Russian soldier (1972–2022)

Alexander Sergeevich Antonov (Ru: Алекса́ндр Серге́евич Анто́нов; 8 April 1972 – 2 December 2022) was a Russian soldier and mercenary in the Wagner Group.

== Biography ==
Antonov was born in Arsenyev, Primorsky Krai, Russian SFSR. He graduated from School No. 18 in Volgodonsk. In 1990, he entered the Barnaul Higher Military Aviation School of Pilots, graduating in 1995. He then joined the Russian Air Force, serving in the 2nd Bomber Aviation Regiment in Dzhida, and after 2010 at the 6980th Air Base in Chelyabinsk. Antonov retired in the summer of 2022, his last position being deputy regiment commander for flight training. He served in the Russian intervention in the Syrian civil war.

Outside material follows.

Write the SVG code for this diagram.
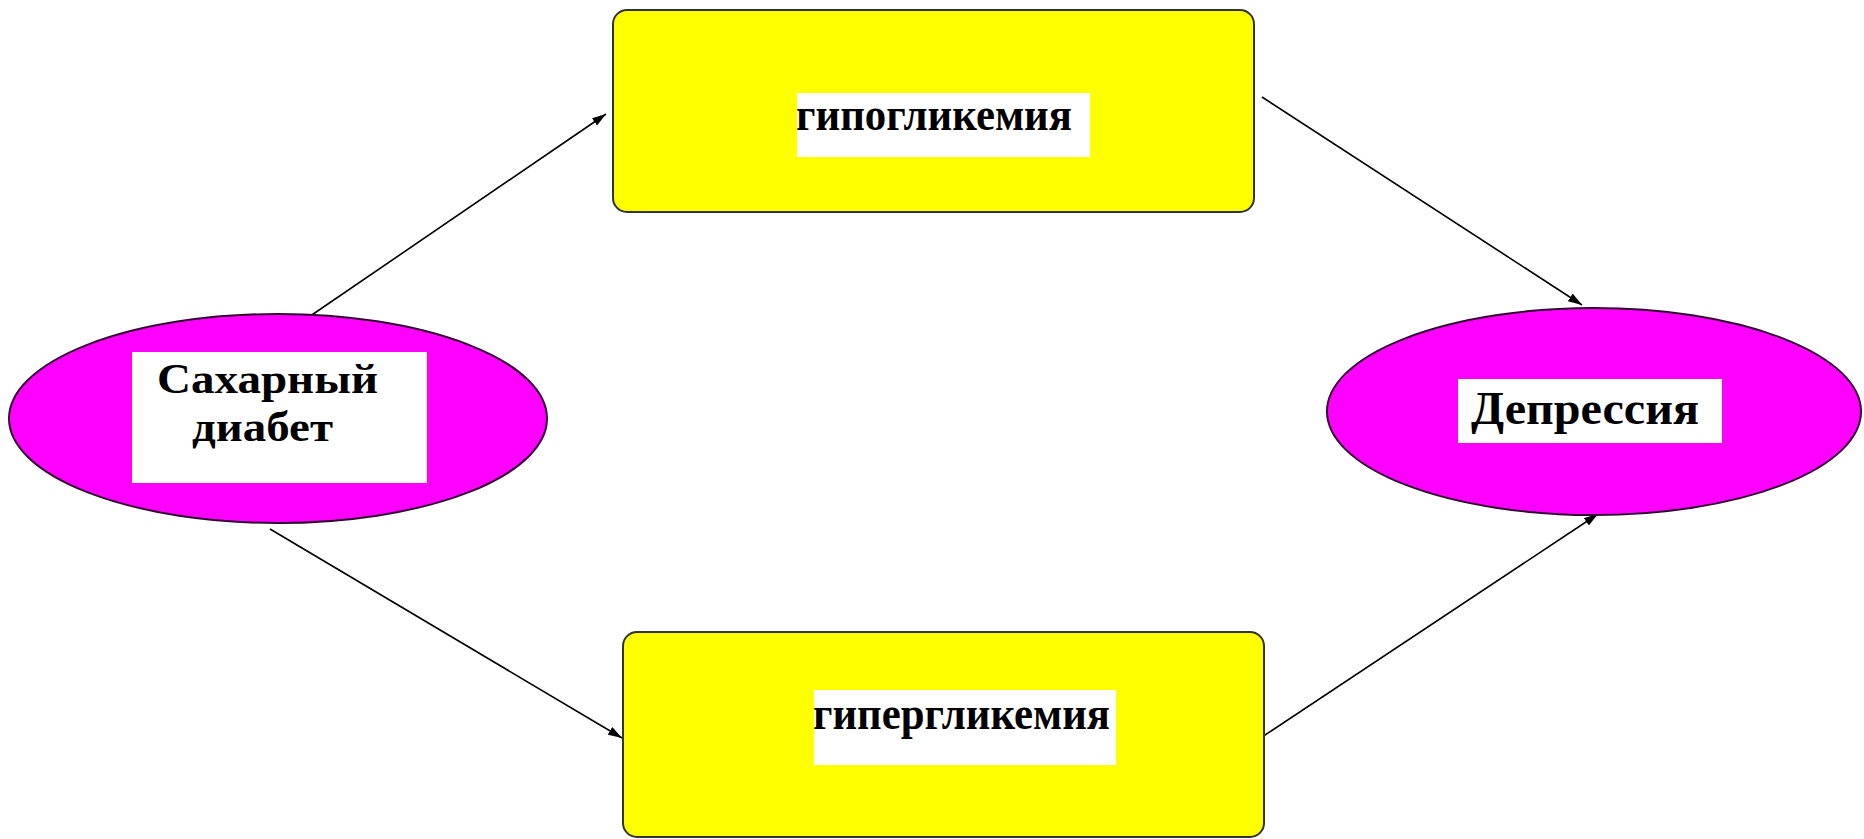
<svg xmlns="http://www.w3.org/2000/svg" width="1864" height="839" viewBox="0 0 1864 839">
<style>
.box{fill:#ffff00;stroke:#333;stroke-width:2}
.oval{fill:#ff00ff;stroke:#330033;stroke-width:2}
.lbl{fill:#fff}
.t{font-family:"Liberation Serif","Times New Roman",serif;font-weight:bold;fill:#000}
.edge{stroke:#000;stroke-width:1.6;fill:none;marker-end:url(#ah)}
</style>
<defs>
<marker id="ah" viewBox="0 0 14 9" refX="14" refY="4.5" markerWidth="14" markerHeight="9" markerUnits="userSpaceOnUse" orient="auto">
<path d="M0,0 L14,4.5 L0,9 Z" fill="#000"/>
</marker>
</defs>
<rect width="1864" height="839" fill="#fff"/>
<g id="connectors">
<line class="edge" x1="303" y1="321" x2="606" y2="114"/>
<line class="edge" x1="1262" y1="97" x2="1582" y2="305"/>
<line class="edge" x1="270" y1="529" x2="622" y2="738"/>
<line class="edge" x1="1262" y1="737" x2="1598" y2="514"/>
</g>
<g id="hypoglycemia">
<rect class="box" x="613" y="10" width="641" height="202" rx="14"/>
<rect class="lbl" x="797" y="93" width="293" height="64"/>
<text class="t" x="796" y="130" font-size="47" textLength="276" lengthAdjust="spacingAndGlyphs">гипогликемия</text>
</g>
<g id="hyperglycemia">
<rect class="box" x="623" y="632" width="641" height="205" rx="14"/>
<rect class="lbl" x="814" y="690" width="302" height="75"/>
<text class="t" x="813" y="729" font-size="46" textLength="297" lengthAdjust="spacingAndGlyphs">гипергликемия</text>
</g>
<g id="diabetes">
<ellipse class="oval" cx="278" cy="418.5" rx="269" ry="104.5"/>
<rect class="lbl" x="132" y="352" width="295" height="131"/>
<text class="t" x="157" y="393" font-size="43" textLength="221" lengthAdjust="spacingAndGlyphs">Сахарный</text>
<text class="t" x="192" y="441" font-size="43" textLength="141" lengthAdjust="spacingAndGlyphs">диабет</text>
</g>
<g id="depression">
<ellipse class="oval" cx="1594" cy="411.5" rx="267" ry="103.5"/>
<rect class="lbl" x="1458" y="379" width="264" height="64"/>
<text class="t" x="1471" y="424" font-size="47" textLength="228" lengthAdjust="spacingAndGlyphs">Депрессия</text>
</g>
</svg>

Shortly after retiring, Antonov joined the air force of the Wagner Group. On 2 December 2022, during fighting in the Battle of Bakhmut in the Russian Invasion of Ukraine, his Su-24 was shot down over Klishchiivka by Ukrainian forces using a MANPADS. Antonov and his copilot, Vladimir Nikishin, were killed. Antonov and Nikishin's bodies were handed to the Russians on 15 December.

Antonov is buried at the Preobrazhenskoye Cemetery in Chelyabinsk. In August 2023, the Barnaul Law Institute erected a statue of him. He earned the Hero of the Russian Federation medal posthumously on 17 December 2022.